According to this answer, the Bellman-Ford algorithm doesn't work when an undirected graph contains negative weight edges since any edge with negative weight forms a negative cycle, and the distances to all vertices in a negative cycle, as well as the distances to the vertices reachable from this cycle, are not defined. So in the all-pairs shortest path problem, can we say the Floyd–Warshall algorithm also doesn't work on an undirected graph contains negative weight edges for the same reason?
Perhaps it is useful to be more precise about what is meant by "doesn't work". If the directed graph contains a cycle of negative weight, then the notion of shortest path is not well-defined. Therefore, it makes no sense to run a shortest-path algorithm on such a graph.
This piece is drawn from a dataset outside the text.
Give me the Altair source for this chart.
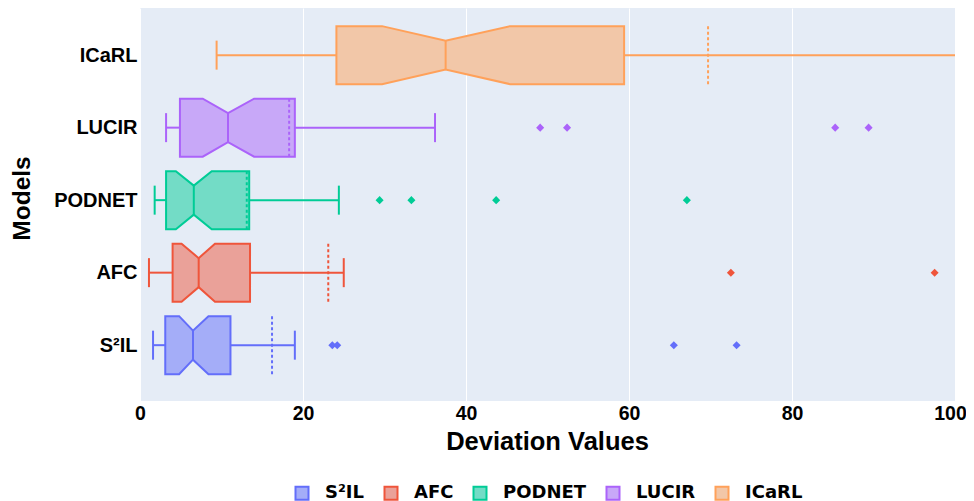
import json
import altair as alt
import pandas as pd

# ---- data ----
models = ["S²IL", "AFC", "PODNET", "LUCIR", "ICaRL"]
lower_fence = [1.6, 1.1, 1.8, 3.2, 9.4]
q1 = [3.1, 4.0, 3.2, 4.9, 24.1]
notch_lo = [4.8, 5.1, 4.4, 7.7, 29.7]
median = [6.5, 7.2, 6.6, 10.8, 37.5]
notch_hi = [8.4, 9.2, 8.8, 14.0, 45.4]
q3 = [11.1, 13.5, 13.4, 19.0, 59.4]
upper_fence = [19.0, 25.0, 24.4, 36.2, 112.0]
means = [16.2, 23.1, 13.1, 18.3, 69.7]
outliers_s2il = [23.6, 24.2, 65.5, 73.2]
outliers_afc = [72.5, 97.5]
outliers_podnet = [29.4, 33.3, 43.7, 67.1]
outliers_lucir = [49.1, 52.4, 85.3, 89.4]
outliers_icarl = []
x_ticks = [0, 20, 40, 60, 80, 100]

line_colors = ["#636EFA", "#EF553B", "#00CC96", "#AB63FA", "#FFA15A"]
fill_colors = ["#A4ADF8", "#EAA199", "#73DCC6", "#C8A8F8", "#F2C7A8"]

BOX = 0.4
NOTCH = 0.2
CAP = 0.2

# ---- tables built from the lists ----
box_rows = []
for i, m in enumerate(models):
    for xv, half in [(q1[i], BOX), (notch_lo[i], BOX), (median[i], NOTCH),
                     (notch_hi[i], BOX), (q3[i], BOX)]:
        box_rows.append({"model": m, "x": xv, "top": i + half, "bot": i - half})
box_df = pd.DataFrame(box_rows)

stats_df = pd.DataFrame({
    "grp": models,
    "pos": list(range(len(models))),
    "lf": lower_fence, "q1": q1, "med": median, "q3": q3,
    "uf": upper_fence, "mean": means,
})
stats_df["box_lo"] = stats_df["pos"] - BOX
stats_df["box_hi"] = stats_df["pos"] + BOX
stats_df["n_lo"] = stats_df["pos"] - NOTCH
stats_df["n_hi"] = stats_df["pos"] + NOTCH
stats_df["c_lo"] = stats_df["pos"] - CAP
stats_df["c_hi"] = stats_df["pos"] + CAP

out_rows = []
for i, (m, vals) in enumerate(zip(models, [outliers_s2il, outliers_afc, outliers_podnet,
                                         outliers_lucir, outliers_icarl])):
    for v in vals:
        out_rows.append({"grp": m, "pos": i, "value": v})
out_df = pd.DataFrame(out_rows)

xscale = alt.Scale(domain=[0, 100], nice=False, zero=False)
yscale = alt.Scale(domain=[-0.77, 4.65], nice=False, zero=False)
color_scale = alt.Scale(domain=models, range=line_colors)

label_expr = json.dumps(models) + "[datum.value]"

x_axis = alt.Axis(
    title="Deviation Values", values=x_ticks, grid=True, gridColor="white", gridWidth=1,
    domain=False, ticks=False, labelFlush=False,
    labelOffset={"expr": "datum.value == 100 ? -5 : 0"},
    labelFont="Liberation Sans",
    labelFontWeight="bold", labelFontSize=19.5, labelColor="#000000", labelPadding=3,
    titleFont="Liberation Sans", titleFontWeight="bold", titleFontSize=25.5,
    titleColor="#000000", titleX=407, titleY=40, titleBaseline="middle",
    titleAlign="center", titleAnchor="middle",
)
y_axis = alt.Axis(
    title="Models", values=[0, 1, 2, 3, 4], labelExpr=label_expr, grid=False,
    domain=False, ticks=False, labelFont="Liberation Sans", labelFontWeight="bold",
    labelFontSize=20, labelColor="#000000", labelPadding=3,
    titleFont="Liberation Sans", titleFontWeight="bold", titleFontSize=24.5,
    titleColor="#000000", titleX=-118, titleY=190, titleAngle=270,
    titleBaseline="middle", titleAlign="center",
)

legend = alt.Legend(
    title=None, orient="none", legendX=153, legendY=476, direction="horizontal",
    symbolType="square", symbolSize=169, symbolStrokeWidth=2,
    labelFont="DejaVu Sans", labelFontWeight="bold", labelFontSize=18,
    labelColor="#000000", labelOffset=14, columnPadding=15, padding=0,
)

boxes = alt.Chart(box_df).mark_area(
    orient="vertical", strokeWidth=2, fillOpacity=1, clip=True
).encode(
    x=alt.X("x:Q", scale=xscale, axis=x_axis),
    y=alt.Y("top:Q", scale=yscale, axis=y_axis),
    y2="bot:Q",
    fill=alt.Fill("model:N", scale=alt.Scale(domain=models, range=fill_colors),
                  legend=legend, sort=models),
    stroke=alt.Stroke("model:N", scale=alt.Scale(domain=models, range=line_colors),
                      legend=legend, sort=models),
    detail="model:N",
)

base = alt.Chart(stats_df)
col = alt.Color("grp:N", scale=color_scale, legend=None)

median_rule = base.mark_rule(strokeWidth=2, clip=True).encode(
    x=alt.X("med:Q", scale=xscale, axis=x_axis),
    y=alt.Y("n_lo:Q", scale=yscale, axis=y_axis), y2="n_hi:Q", color=col)

whisk_lo = base.mark_rule(strokeWidth=2, clip=True).encode(
    x=alt.X("lf:Q", scale=xscale, axis=x_axis), x2="q1:Q",
    y=alt.Y("pos:Q", scale=yscale, axis=y_axis), color=col)
whisk_hi = base.mark_rule(strokeWidth=2, clip=True).encode(
    x=alt.X("q3:Q", scale=xscale, axis=x_axis), x2="uf:Q",
    y=alt.Y("pos:Q", scale=yscale, axis=y_axis), color=col)
cap_lo = base.mark_rule(strokeWidth=2, clip=True).encode(
    x=alt.X("lf:Q", scale=xscale, axis=x_axis),
    y=alt.Y("c_lo:Q", scale=yscale, axis=y_axis), y2="c_hi:Q", color=col)
cap_hi = base.mark_rule(strokeWidth=2, clip=True).encode(
    x=alt.X("uf:Q", scale=xscale, axis=x_axis),
    y=alt.Y("c_lo:Q", scale=yscale, axis=y_axis), y2="c_hi:Q", color=col)
mean_rule = base.mark_rule(strokeWidth=2, strokeDash=[3, 2.5], clip=True).encode(
    x=alt.X("mean:Q", scale=xscale, axis=x_axis),
    y=alt.Y("box_lo:Q", scale=yscale, axis=y_axis), y2="box_hi:Q", color=col)

points = alt.Chart(out_df).mark_point(
    shape="diamond", filled=True, size=65, opacity=1, clip=True
).encode(
    x=alt.X("value:Q", scale=xscale, axis=x_axis),
    y=alt.Y("pos:Q", scale=yscale, axis=y_axis),
    color=col,
)

chart = alt.layer(
    boxes, whisk_lo, whisk_hi, cap_lo, cap_hi, median_rule, mean_rule, points
).properties(
    width=815, height=393,
    autosize=alt.AutoSizeParams(type="none"),
    padding={"left": 132, "top": 0, "right": 11, "bottom": 100},
    background="white",
).configure_view(
    fill="#E5ECF6", stroke=None
)

chart.save("out.html", embed_options={"renderer": "svg", "actions": False})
There's no hope for any algorithm to output the shortest path in such a graph, because there is no shortest path.
If you have an undirected graph with negative-weight edges, and you convert it to a directed graph in the obvious way, you'll end up with a directed graph that contains negative-weight cycles. Consequently, no shortest path algorithm has any hope of success at finding shortest paths: there is no directed path (in the directed graph). It doesn't matter what algorithm you are considering using.
Basically, the conversion from undirected graph to directed graph, in shortest path problems, is only correct if all weights are non-negative. If all edge weights are non-negative, then the shortest path in the undirected graph corresponds to the shortest path in the directed graph you obtain in this way. However, if the undirected graph has negative-weight edges, then there is no longer any such correspondence, so the conversion is not useful.